Park Forest, IL-(ENEWSPF)- The Commission on Human Relations chose Juneteenth, June 19, to host the dedication of the Abraham Lincoln Highway sign that will be placed along Route 30 in the near future. The sign will be one of many to be placed along Lincoln Highway. Four have already been installed: University Park, Sauk Village, Frankfort, New Lenox, Chicago Heights, Mokena and Matteson will follow Park Forest.
Jim Garrett, President/CEO of the Chicago Southland Convention & Visitors Bureau talked about the project said there will 36 such signs across all of Lincoln Highway in Illinois. Each sign costs $10,000, paid for by federal and state grants.
Mr. Garrett’s presentation was followed by Park Forester Shannon R. Bond describing the history of Juneteenth.

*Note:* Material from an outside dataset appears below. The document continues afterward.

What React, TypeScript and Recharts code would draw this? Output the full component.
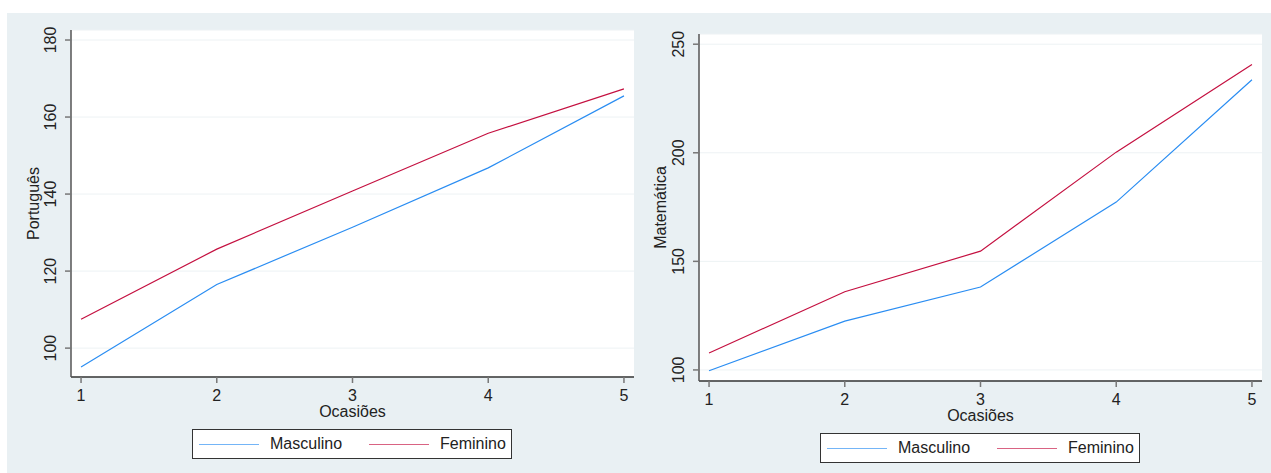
import React from "react";
import { LineChart, Line, XAxis, YAxis, CartesianGrid } from "recharts";

// mean scores per occasion
const occasions = [1, 2, 3, 4, 5];
const portMasc = [95.1, 116.5, 131.4, 146.8, 165.5];
const portFem = [107.5, 125.7, 140.8, 155.8, 167.3];
const matMasc = [99.6, 122.5, 138.2, 177.3, 233.6];
const matFem = [107.8, 136.0, 154.7, 200.3, 240.6];

const portTicks = [100, 120, 140, 160, 180];
const matTicks = [100, 150, 200, 250];

const BLUE = "#2a8df2";
const RED = "#c41040";
const BG = "#e9f0f3";
const FONT = "'Liberation Sans', Arial, sans-serif";

const portData = occasions.map((o, i) => ({ o, masc: portMasc[i], fem: portFem[i] }));
const matData = occasions.map((o, i) => ({ o, masc: matMasc[i], fem: matFem[i] }));

const YTick = (props: any) => {
  const { x, y, payload } = props;
  return (
    <g transform={`translate(${x - 5},${y})`}>
      <text transform="rotate(-90)" textAnchor="middle" fontSize={16} fill="#222" fontFamily={FONT}>
        {payload.value}
      </text>
    </g>
  );
};

const XTick = (props: any) => {
  const { x, y, payload } = props;
  return (
    <text x={x} y={y} dy={16} textAnchor="middle" fontSize={16} fill="#222" fontFamily={FONT}>
      {payload.value}
    </text>
  );
};

function yTitle(text: string, cx: number, cy: number) {
  return () => (
    <g transform={`translate(${cx},${cy})`}>
      <text transform="rotate(-90)" textAnchor="middle" fontSize={16} fill="#222" fontFamily={FONT}>
        {text}
      </text>
    </g>
  );
}

function xTitle(text: string, cx: number, cy: number) {
  return () => (
    <text x={cx} y={cy} textAnchor="middle" fontSize={16} fill="#222" fontFamily={FONT}>
      {text}
    </text>
  );
}

function LegendBox({ left, top }: { left: number; top: number }) {
  const item = (color: string, label: string, ml: number) => (
    <div style={{ display: "flex", alignItems: "center", marginLeft: ml }}>
      <div style={{ width: 60, height: 0, borderTop: `1.5px solid ${color}`, opacity: 0.65 }} />
      <span style={{ marginLeft: 11, fontSize: 16, color: "#222" }}>{label}</span>
    </div>
  );
  return (
    <div
      style={{
        position: "absolute",
        left,
        top,
        width: 318,
        height: 28,
        background: "#fff",
        border: "1px solid #333",
        display: "flex",
        alignItems: "center",
        fontFamily: FONT,
      }}
    >
      {item(BLUE, "Masculino", 6)}
      {item(RED, "Feminino", 27)}
    </div>
  );
}

function Panel(props: {
  data: any[];
  width: number;
  margin: any;
  yDomain: [number, number];
  yTicks: number[];
  yLabel: string;
  yLabelX: number;
  plotTop: number;
  plotBottom: number;
  plotLeft: number;
  plotRight: number;
}) {
  const { data, width, margin, yDomain, yTicks, yLabel, yLabelX, plotTop, plotBottom, plotLeft, plotRight } = props;
  return (
    <LineChart width={width} height={473} data={data} margin={margin}>
      <CartesianGrid vertical={false} stroke="#edf2f4" fill="#ffffff" />
      <XAxis
        dataKey="o"
        type="number"
        domain={[0.926, 5.074]}
        ticks={occasions}
        allowDataOverflow
        height={30}
        tick={<XTick />}
        tickSize={6}
        tickMargin={2}
        stroke="#333"
        strokeWidth={1.5}
        tickLine={{ stroke: "#777" }}
        label={{ content: xTitle("Ocasiões", (plotLeft + plotRight) / 2, plotBottom + 40) }}
      />
      <YAxis
        type="number"
        domain={yDomain}
        ticks={yTicks}
        allowDataOverflow
        width={40}
        tick={<YTick />}
        tickSize={6}
        tickMargin={4}
        stroke="#555"
        strokeWidth={1.5}
        tickLine={{ stroke: "#777" }}
        label={{ content: yTitle(yLabel, yLabelX, (plotTop + plotBottom) / 2) }}
      />
      <Line dataKey="masc" stroke={BLUE} strokeWidth={1.2} dot={false} isAnimationActive={false} />
      <Line dataKey="fem" stroke={RED} strokeWidth={1.2} dot={false} isAnimationActive={false} />
    </LineChart>
  );
}

export default function App() {
  return (
    <div style={{ position: "absolute", left: 0, top: 0, width: 1271, height: 473, background: "#fff", overflow: "hidden" }}>
      <div style={{ position: "absolute", left: 7, top: 13, width: 1264, height: 460, background: BG }} />
      <div style={{ position: "absolute", left: 0, top: 0 }}>
        <Panel
          data={portData}
          width={640}
          margin={{ top: 30, right: 6, left: 31, bottom: 66 }}
          yDomain={[92.5, 182.6]}
          yTicks={portTicks}
          yLabel="Português"
          yLabelX={39}
          plotTop={30}
          plotBottom={377}
          plotLeft={71}
          plotRight={634}
        />
      </div>
      <div style={{ position: "absolute", left: 640, top: 0 }}>
        <Panel
          data={matData}
          width={631}
          margin={{ top: 34, right: 9, left: 19, bottom: 62 }}
          yDomain={[94.9, 254.7]}
          yTicks={matTicks}
          yLabel="Matemática"
          yLabelX={26}
          plotTop={34}
          plotBottom={381}
          plotLeft={59}
          plotRight={622}
        />
      </div>
      <LegendBox left={192} top={429} />
      <LegendBox left={820} top={433} />
    </div>
  );
}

The text of Ms. Bond’s presentation follows:
President Lincoln’s Emancipation Proclamation became official January 1, 1863. But with so few Union troops to enforce the new Executive Order in Texas, it had been ignored. That is until June 19, 1865 when Union soldiers, led by Major General Gordon Granger, landed at Galveston, Texas with news that the war had ended and the enslaved were free. The General read to the people of Texas, General Order Number 3, which began:
“The people of Texas are informed that in accordance with a Proclamation from the Executive of the United States, all slaves are free. This involves an absolute equality of rights and rights of property between former masters and slaves, and the connection heretofore existing between them becomes that between employer and free laborer.”
The order went on to advise the newly freed slaves to remain quietly where they were and to work for wages, because the government would not tolerate their idleness. Some former slaves did stay, but many left immediately – due to dismal conditions on the plantations and the realization that they could finally leave without being hunted. North was a logical destination for many, but others were desperate to find family members in neighboring states like Louisiana, Arkansas and Oklahoma.
For those freed men and women, recounting the memories of that amazing day in June of 1865 and celebrating it served as motivation as well as a release from the growing pressures encountered in their new lives. The celebration of June 19th was coined “Juneteenth” and grew with more participation from descendants. Having been celebrated annually since 1866, it is the oldest known celebration commemorating the ending of slavery in the United States. Juneteenth was a time for reassuring each other, prayer, gathering family members together and there has always been a focus on education and self-improvement. Some early traditions included rodeos, fishing, barbecuing, baseball, drinking strawberry pop, preparing special dishes using meats that were not commonly available and wearing nice clothes that were not allowed during slavery.
In the early years, some communities barred African Americans from using public property for the celebrations. So the celebrations often had to be held on church grounds, in rural areas and on land owned by African Americans. With the end of the Reconstruction period and the introduction of Jim Crow laws, interest in Juneteenth declined and knowledge of its significance was lost to many.
However, on January 1, 1980, Juneteenth became an official state holiday in Texas. Now, 41 states, including Illinois, recognize the day as a holiday, although only Texas has granted it full state holiday status, allowing government employees to have the day off. The day has also been recognized by Congress as “Juneteenth Independence Day” in America.
The day not only celebrates African American freedom and is a time to honor and pay respect for the inhumane treatment and extreme suffering of slaves, but it also encourages continuous self-development and respect for all cultures. It is no longer a celebration for African Americans, but for all Americans. Large celebrations are held across Texas, in New Orleans, in Boston, in Dallas, in Omaha, in Fort Smith (Arkansas) and events are sponsored by Congress and the Smithsonian in Washington, DC.
We chose Juneteenth, for the dedication of the Lincoln Highway mural, named in honor of President Lincoln because Juneteenth could not have happened without his efforts. Although the Emancipation Proclamation did not end slavery in the nation, it captured the hearts and imagination of millions of Americans and fundamentally transformed the character of the war. After January 1, 1863, every advance of federal troops expanded the domain of freedom. And, the Proclamation announced the acceptance of black men into the Union Army and Navy, enabling the liberated to become liberators. By the end of the war, almost 200,000 black soldiers and sailors had fought for the Union and freedom.
So, as we continue to celebrate Juneteenth, I want to leave you with the words of President Lincoln a month before the Emancipation Proclamation was issued:
“Fellow-citizens, we cannot escape history. … The fiery trial through which we pass, will light us down, in honor or dishonor, to the latest generation. … In giving freedom to the slave, we assure freedom to the free – honorable alike in what we give, and what we preserve. We shall nobly save, or meanly lose, the last best hope of earth. … The way is plain, peaceful, generous, just – a way which, if followed, the world will forever applaud, and God must forever bless.”
-Lincoln’s Second Annual Message to Congress, December 1, 1862.